● **WHAT IS REQUIRED**: Drop the images; return everything else in the listing below exactly.

-- START --

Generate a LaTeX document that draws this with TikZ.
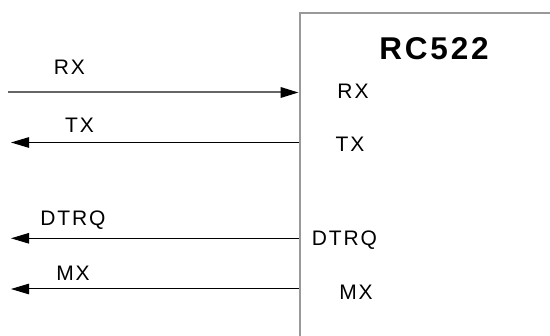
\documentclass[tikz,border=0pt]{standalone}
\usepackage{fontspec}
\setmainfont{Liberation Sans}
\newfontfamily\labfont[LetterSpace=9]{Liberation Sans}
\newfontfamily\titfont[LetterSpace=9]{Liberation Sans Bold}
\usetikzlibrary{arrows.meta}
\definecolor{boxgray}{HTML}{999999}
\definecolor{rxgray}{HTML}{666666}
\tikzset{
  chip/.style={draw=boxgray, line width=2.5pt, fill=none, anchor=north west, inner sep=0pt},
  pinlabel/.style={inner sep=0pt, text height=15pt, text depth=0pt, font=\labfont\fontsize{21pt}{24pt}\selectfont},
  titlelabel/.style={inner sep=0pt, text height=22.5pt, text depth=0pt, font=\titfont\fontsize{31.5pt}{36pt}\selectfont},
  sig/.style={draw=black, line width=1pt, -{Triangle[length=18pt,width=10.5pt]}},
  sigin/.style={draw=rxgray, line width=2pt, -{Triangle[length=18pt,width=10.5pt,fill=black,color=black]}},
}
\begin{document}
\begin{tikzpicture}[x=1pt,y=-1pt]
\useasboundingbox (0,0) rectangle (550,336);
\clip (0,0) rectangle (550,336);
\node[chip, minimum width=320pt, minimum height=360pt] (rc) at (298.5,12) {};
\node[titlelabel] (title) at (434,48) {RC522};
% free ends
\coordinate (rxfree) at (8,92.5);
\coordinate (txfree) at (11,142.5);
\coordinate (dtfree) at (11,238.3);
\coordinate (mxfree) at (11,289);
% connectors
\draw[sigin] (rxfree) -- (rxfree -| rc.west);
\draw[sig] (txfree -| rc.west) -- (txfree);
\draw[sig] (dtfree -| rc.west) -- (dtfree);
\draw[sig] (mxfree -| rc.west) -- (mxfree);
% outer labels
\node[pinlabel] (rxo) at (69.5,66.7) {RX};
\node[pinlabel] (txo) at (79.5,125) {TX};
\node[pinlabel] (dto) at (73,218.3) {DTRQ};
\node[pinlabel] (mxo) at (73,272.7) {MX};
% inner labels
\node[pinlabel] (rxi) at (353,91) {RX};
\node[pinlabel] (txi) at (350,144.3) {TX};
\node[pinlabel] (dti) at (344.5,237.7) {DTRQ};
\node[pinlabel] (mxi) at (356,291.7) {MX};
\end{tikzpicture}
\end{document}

-- END --

● **RESPONSE**:
Generate a LaTeX document that draws this with TikZ.
\documentclass[tikz,border=0pt]{standalone}
\usepackage{fontspec}
\setmainfont{Liberation Sans}
\newfontfamily\labfont[LetterSpace=9]{Liberation Sans}
\newfontfamily\titfont[LetterSpace=9]{Liberation Sans Bold}
\usetikzlibrary{arrows.meta}
\definecolor{boxgray}{HTML}{999999}
\definecolor{rxgray}{HTML}{666666}
\tikzset{
  chip/.style={draw=boxgray, line width=2.5pt, fill=none, anchor=north west, inner sep=0pt},
  pinlabel/.style={inner sep=0pt, text height=15pt, text depth=0pt, font=\labfont\fontsize{21pt}{24pt}\selectfont},
  titlelabel/.style={inner sep=0pt, text height=22.5pt, text depth=0pt, font=\titfont\fontsize{31.5pt}{36pt}\selectfont},
  sig/.style={draw=black, line width=1pt, -{Triangle[length=18pt,width=10.5pt]}},
  sigin/.style={draw=rxgray, line width=2pt, -{Triangle[length=18pt,width=10.5pt,fill=black,color=black]}},
}
\begin{document}
\begin{tikzpicture}[x=1pt,y=-1pt]
\useasboundingbox (0,0) rectangle (550,336);
\clip (0,0) rectangle (550,336);
\node[chip, minimum width=320pt, minimum height=360pt] (rc) at (298.5,12) {};
\node[titlelabel] (title) at (434,48) {RC522};
% free ends
\coordinate (rxfree) at (8,92.5);
\coordinate (txfree) at (11,142.5);
\coordinate (dtfree) at (11,238.3);
\coordinate (mxfree) at (11,289);
% connectors
\draw[sigin] (rxfree) -- (rxfree -| rc.west);
\draw[sig] (txfree -| rc.west) -- (txfree);
\draw[sig] (dtfree -| rc.west) -- (dtfree);
\draw[sig] (mxfree -| rc.west) -- (mxfree);
% outer labels
\node[pinlabel] (rxo) at (69.5,66.7) {RX};
\node[pinlabel] (txo) at (79.5,125) {TX};
\node[pinlabel] (dto) at (73,218.3) {DTRQ};
\node[pinlabel] (mxo) at (73,272.7) {MX};
% inner labels
\node[pinlabel] (rxi) at (353,91) {RX};
\node[pinlabel] (txi) at (350,144.3) {TX};
\node[pinlabel] (dti) at (344.5,237.7) {DTRQ};
\node[pinlabel] (mxi) at (356,291.7) {MX};
\end{tikzpicture}
\end{document}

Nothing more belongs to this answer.